Whatever happened to NCLB's highly qualified requirement?
Imagine this: Nearly a third of the students who apply to Stanford's master's in teaching program to become history teachers have never taken a single college course in history. Outrageous? Yes, but it's part of a well-established national pattern. Among high school history teachers across the country, only 18% have majored (or even minored) in the subject they now teach.
Ignorant teachers are boring.
History courses made up of all facts and no interpretation are guaranteed to put kids to sleep. And that's exactly what seems to be happening. In a national survey some years ago, 1,500 Americans were asked to "pick one word or phrase to describe your experience with history classes in elementary or high school." "Boring" was the most frequent answer.Ignorant teachers fall prey to ideological dogmas.

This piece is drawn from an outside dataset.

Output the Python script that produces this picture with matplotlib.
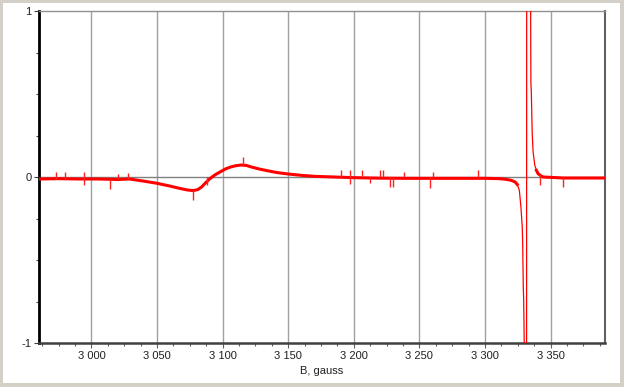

Lack of knowledge encourages another bad habit among history teachers: a tendency to disparage "facts," an eagerness to unshackle students from the "dominant discourse" — and to teach them, instead, what the teacher views as "the Truth." What's scary is the certainty with which this "Truth" is often held. Rather than debating why the United States entered Vietnam or signed the North American Free Trade Agreement or brokered a Camp David accord, all roads lead to the same point: our government's desire to oppress the less powerful. It is a version of history that conjures up a North Korean reeducation camp rather than a democratic classroom.